Z kolei komisarz ds. polityki sąsiedzkiej Benita Ferrero-Waldner zaproponowała w sobotę, by na następne posiedzenie szefów dyplomacji państw członkowskich 15 września zaprosić do Brukseli białoruskiego ministra spraw zagranicznych.
"To bardzo ważny moment, bo uwolnili więźniów politycznych, a my zawsze mówiliśmy, że jak to zrobią, to by też damy jakiś sygnał. Więc uważam, że mogłoby odbyć się spotkanie tzw. Trójki, na marginesie najbliższego posiedzenia ministrów spraw zagranicznych" - powiedziała Benita Ferrero-Waldner w Awinionie, gdzie trwa nieformalne spotkanie ministrów.
Jeśli pomysł poprą kraje UE, byłaby to pierwsza oficjalna wizyta ministra Białorusi w Brukseli od 2004 roku, czyli od kiedy UE nałożyła sankcje wizowe na przedstawicieli reżimu, w odpowiedzi na sfałszowane referendum konstytucyjne, które umożliwiło prezydentowi Alaksandrowi Łukaszence pozostanie na stanowisku prezydenta.
Jak wyjaśniła rzeczniczka Ferrero-Waldner - Christine Hohmann - chodzi o Trójkę, czyli spotkanie Benity Ferrero-Waldner, szefa dyplomacji francuskiego przewodnictwa w UE Bernarda Kouchnera oraz Javiera Solany z ministrem spraw zagranicznych Białorusi.
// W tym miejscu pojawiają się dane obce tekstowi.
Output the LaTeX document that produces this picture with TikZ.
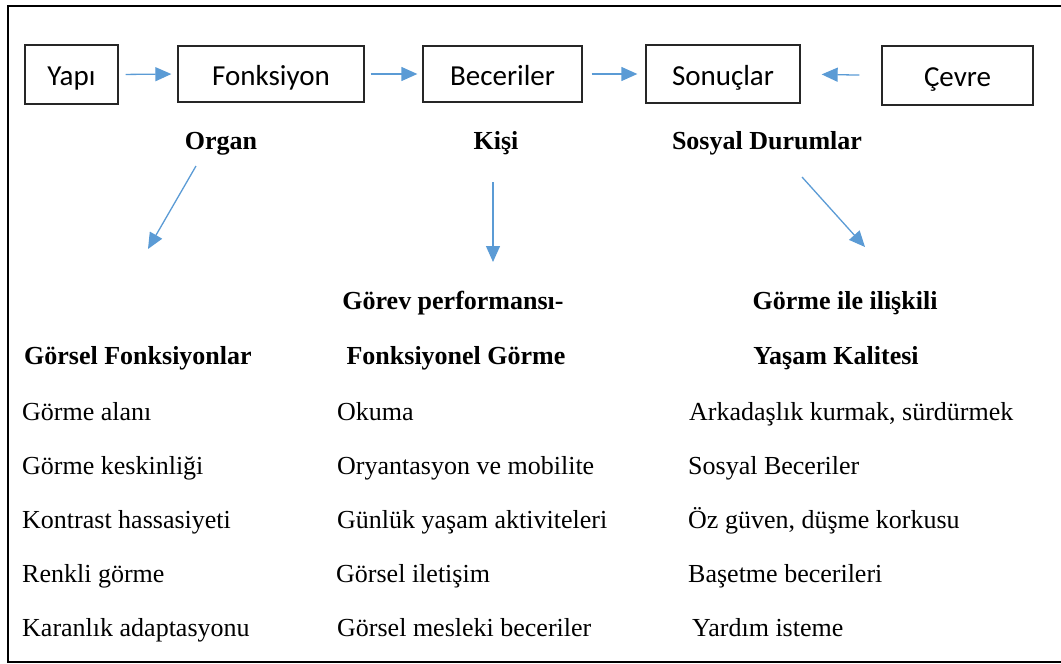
\documentclass[tikz,border=0pt]{standalone}
\usepackage{fontspec}
\setmainfont{Liberation Serif}
\newfontfamily\boxfont{Carlito}
\usetikzlibrary{arrows.meta}
\definecolor{arrowblue}{HTML}{5B9BD5}
\tikzset{
  topbox/.style={draw=black!85, line width=1.3pt, inner sep=0pt, text height=22.6pt, text depth=0pt, font=\boxfont\fontsize{29}{33}\selectfont},
  flowarrow/.style={draw=arrowblue, line width=1.3pt, -{Triangle[length=16pt,width=14pt]}},
  headtext/.style={inner sep=0pt, font=\bfseries\fontsize{26}{30}\selectfont},
  itemtext/.style={inner sep=0pt, anchor=base west, font=\fontsize{26}{30}\selectfont},
}
\begin{document}
\begin{tikzpicture}[x=1pt,y=-1pt]
\useasboundingbox (0,0) rectangle (1061,664);
\draw[line width=2.4pt, line cap=rect] (1064,6) -- (8,6) -- (8,662) -- (1064,662);

% top boxes
\node[topbox, minimum width=93pt, minimum height=59pt] (yapi) at (71.5,74.5) {Yapı};
\node[topbox, minimum width=186pt, minimum height=56pt] (fonk) at (271,74) {Fonksiyon};
\node[topbox, minimum width=159pt, minimum height=56pt] (bece) at (502.5,74) {Beceriler};
\node[topbox, minimum width=154pt, minimum height=58pt] (sonu) at (723,74) {Sonuçlar};
\node[topbox, minimum width=151pt, minimum height=59pt] (cevre) at (957.5,75.5) {Çevre};

\draw[flowarrow, shorten <=7pt, shorten >=6pt] (yapi.east) -- (fonk.west);
\draw[flowarrow, shorten <=6pt, shorten >=5pt] (fonk.east) -- (bece.west);
\draw[flowarrow, shorten <=9pt, shorten >=8pt] (bece.east) -- (sonu.west);
\draw[flowarrow, shorten <=22pt, shorten >=21pt] (cevre.west) -- (sonu.east);

% level headings
\node[headtext, anchor=base] (organ) at (221,149) {Organ};
\node[headtext, anchor=base] (kisi) at (496,149) {Kişi};
\node[headtext, anchor=base] (sosyal) at (767,149) {Sosyal Durumlar};

\coordinate (oa) at (196,166);
\coordinate (ob) at (148,249);
\coordinate (ka) at (493,182);
\coordinate (kb) at (493,262);
\coordinate (sa) at (802,177);
\coordinate (sb) at (865,247);
\draw[flowarrow] (oa) -- (ob);
\draw[flowarrow] (ka) -- (kb);
\draw[flowarrow] (sa) -- (sb);

% column headings
\node[headtext, anchor=base] (gorev) at (453,309) {Görev performansı-};
\node[headtext, anchor=base] (gormeile) at (845,309) {Görme ile ilişkili};
\node[headtext, anchor=base west] (gorsel) at (24,364) {Görsel Fonksiyonlar};
\node[headtext, anchor=base] (fonkgor) at (456,364) {Fonksiyonel Görme};
\node[headtext, anchor=base] (yasam) at (836,364) {Yaşam Kalitesi};

% column 1
\node[itemtext] (c1a) at (22,420) {Görme alanı};
\node[itemtext] (c1b) at (22,474) {Görme keskinliği};
\node[itemtext] (c1c) at (22,528) {Kontrast hassasiyeti};
\node[itemtext] (c1d) at (22,582) {Renkli görme};
\node[itemtext] (c1e) at (22,636) {Karanlık adaptasyonu};

% column 2
\node[itemtext] (c2a) at (337,420) {Okuma};
\node[itemtext] (c2b) at (337,474) {Oryantasyon ve mobilite};
\node[itemtext] (c2c) at (337,528) {Günlük yaşam aktiviteleri};
\node[itemtext] (c2d) at (336,582) {Görsel iletişim};
\node[itemtext] (c2e) at (337,636) {Görsel mesleki beceriler};

% column 3
\node[itemtext] (c3a) at (689,420) {Arkadaşlık kurmak, sürdürmek};
\node[itemtext] (c3b) at (688,474) {Sosyal Beceriler};
\node[itemtext] (c3c) at (688,528) {Öz güven, düşme korkusu};
\node[itemtext] (c3d) at (688,582) {Başetme becerileri};
\node[itemtext] (c3e) at (692,636) {Yardım isteme};
\end{tikzpicture}
\end{document}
"By doszło do jego wizyty, wcześniej UE musiałaby uchylić wobec niego sankcje wizowe" - dodała Hohmann.
Sikorski tłumaczył, że UE powinna "stworzyć mapę drogową normalizacji stosunków z Białorusią". Przypomniał, że UE zdjęła niedawno sankcje wobec reżimu kubańskiego, "gdzie więźniów politycznych jest prawie 300", a utrzymuje sankcje wobec Białorusi. "W porównaniu z Kubą Białoruś - choć wciąż daleka od naszych standardów - jest reżimem mniej restrykcyjnym, w którym można prowadzić działalność gospodarczą, można podróżować i nie ma więźniów politycznych" - powiedział.
"Zgadzam się z tym (że należy rozważyć zniesienie sankcji)" - powiedział Solana. "Byłem w kontakcie z ministrem spraw zagranicznych Białorusi w środę i czwartek. Miałem bardzo dobrą i konstruktywną rozmowę. Podejmiemy jakieś decyzje, by odpowiedzieć w jak najbardziej pozytywny sposób na decyzje podjęte przez rząd Białorusi" - dodał.
Nie wiadomo, czy UE zdecyduje się, tak jak USA w piątek, znieść przynajmniej część sankcji wobec Mińska jeszcze przed zaplanowanymi na 28 września wyborami parlamentarnymi w tym kraju, czy też woli poczekać na ich przebieg.
"To będzie ważne, by dać im jakiś sygnał. Ale nie wiem, czy możemy znieść sankcje przed wyborami, bo chcemy, by wybory potwierdziły pozytywne tendencje na Białorusi" - powiedziała Ferrero-Waldner.
Sankcjami - zakazem wjazdu do UE - objętych jest 41 przedstawicieli białoruskiego reżimu, z prezydentem Alaksandrem Łukaszenką na czele. Ponadto zamrożone pozostają w Unii ich aktywa.
Za łamanie praw pracowniczych UE wykluczyła też Białoruś z grupy krajów korzystających w handlu z Unią z uprzywilejowanych taryf celnych.
W piątek o zawieszeniu części sankcji gospodarczych wobec Białorusi poinformowała ambasada USA w Mińsku. Departament Skarbu USA zawiesił zakaz współpracy firm amerykańskich z dwoma spółkami: Łakokraska i Połock Stiekłowołokno.